La mattina del 16 gennaio 2013 Parma si sveglia con la notizia di un altro terremoto politico-giudiziario, forse più scioccante dei precedenti filoni di indagine sulla corruzione per il verde pubblico. Public Money: 3.5 milioni di euro di soldi pubblici utilizzati per interessi privati, per finanziare l’immagine e la campagna elettorale di Pietro Vignali, ex sindaco di Parma. Oltre a Vignali tra gli arrestati Luigi Giuseppe Villani, vicepresidente di Iren e consigliere regionale del Pdl. Angelo Buzzi, editore del quotidiano Polis e Andrea Costa, ex presidente di Stt e di Alfa. Gli altri indagati, a vario titolo, poi quasi tutti assolti, Tommaso Ghirardi, Alberto Monguidi, Marco Rosi, Aldo Torchiaro, Mirko Dolfen, Emanuela Iacazzi, Tiziano Mauro, Alfonso Bove, Danilo Cucchi, Riccardo Ragni e Antonio Cenini.
Per dirle in sintesi, sorvolando sul crac di Spip e sullo scandalo Tep.

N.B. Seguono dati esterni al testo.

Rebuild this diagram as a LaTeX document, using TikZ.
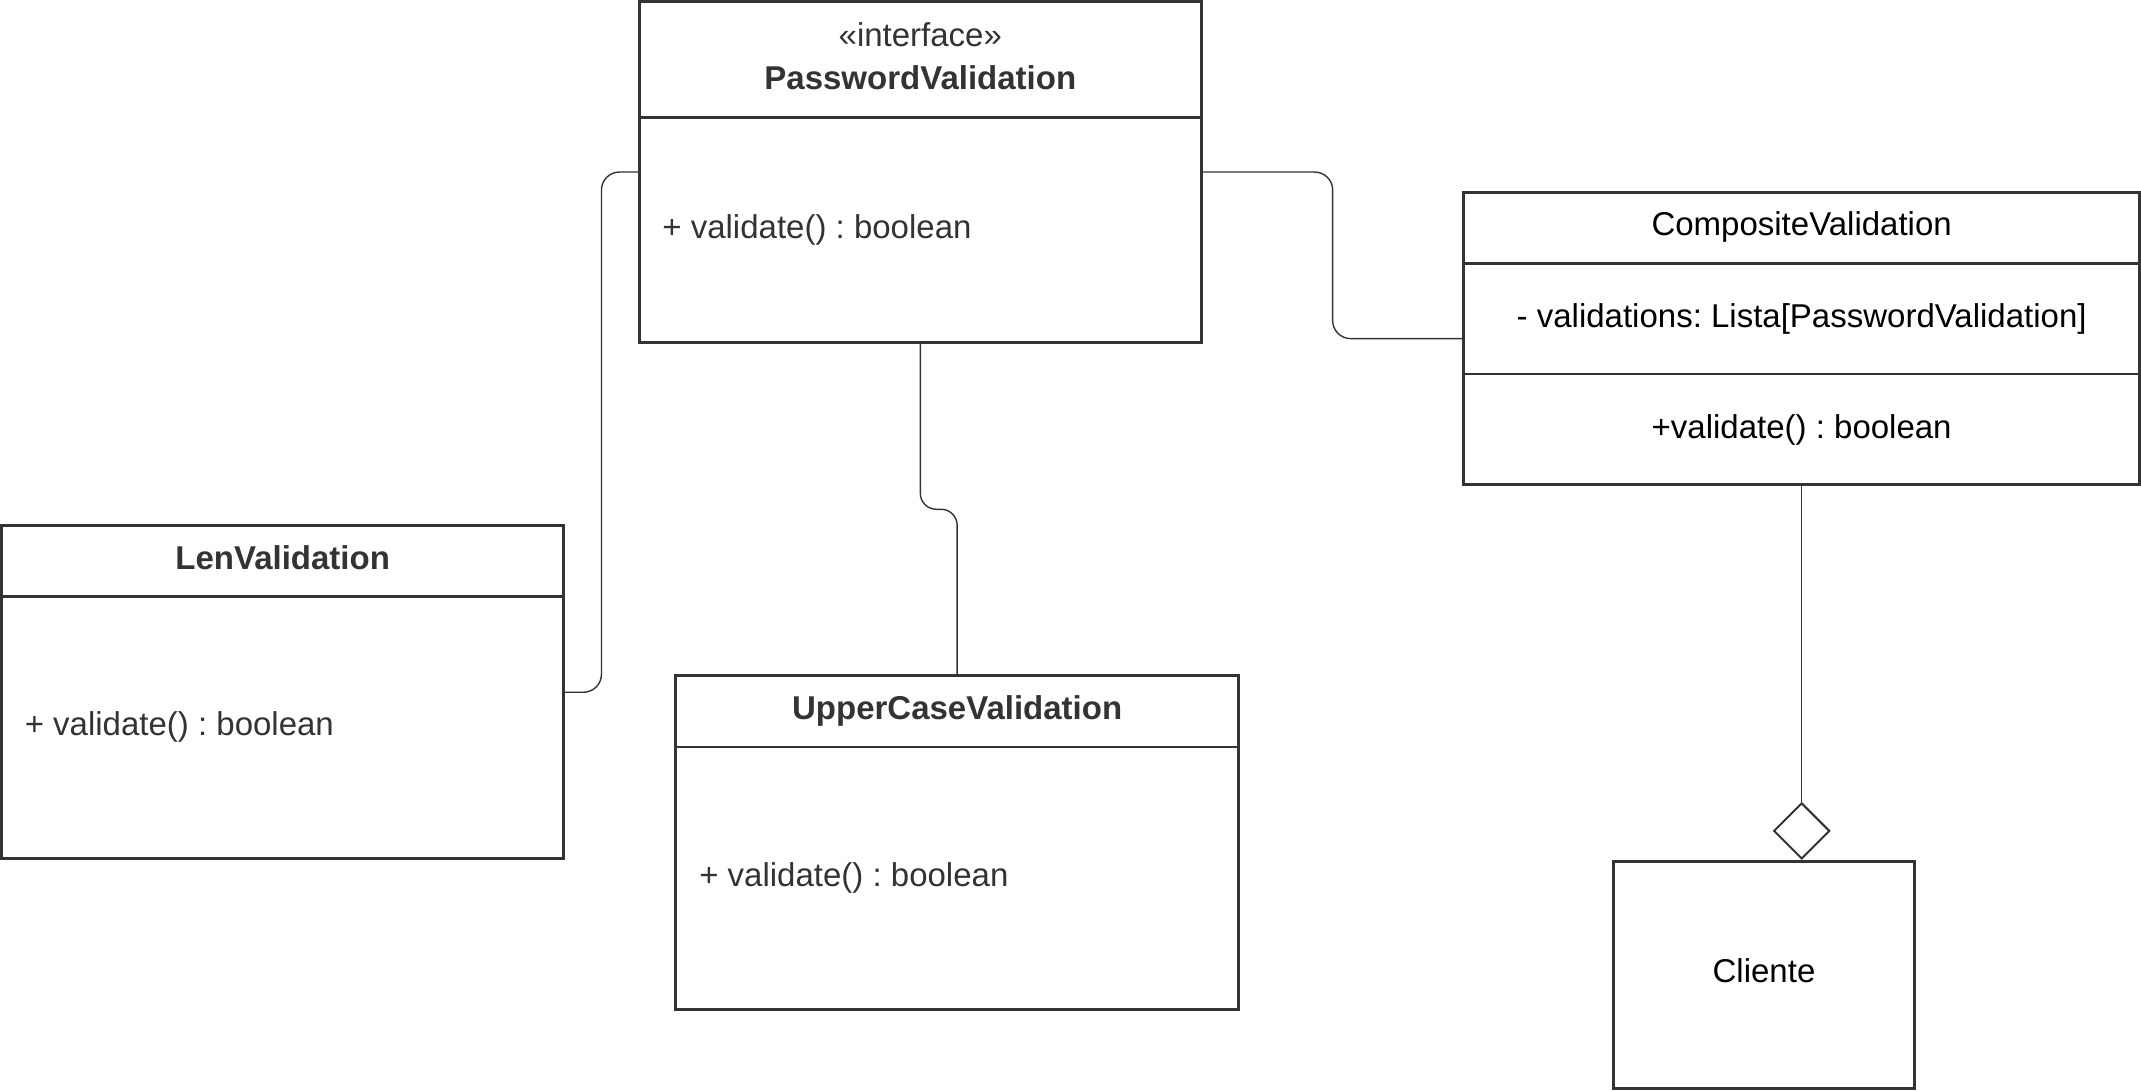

Per tornare ai giorni nostri, velocissimamente. All’ennesimo politico senza amore per la città, forse nemmeno per il denaro, nel caso di Pizzarotti, forse più vittima della propria posizione e di taluna ingenua incompetenza che della fame di denaro. Ma il risultato non cambia: Parma nello scandalo.
La ricchezza divenuta misera merce da cronaca nera, dalla food valley a una valle di…latte avariato, per stare in casa Parmalat. Ed ora, a meno di un anno dalle elezioni, che dobbiamo sperare? Forse, in un sindaco manager, come le strade che stanno prendendo le metropoli.
Imprenditori che magari si sono già sporcati le mani perché fare per impresa in Italia o si è pazzi o furbi (o entrambe), che i soldi già li hanno e sanno gestire una città come un’azienda: sfruttandone e valorizzandone le risorse, anziché mungendole come fossero vecchie bestie destinate al macello mediatico, e non solo.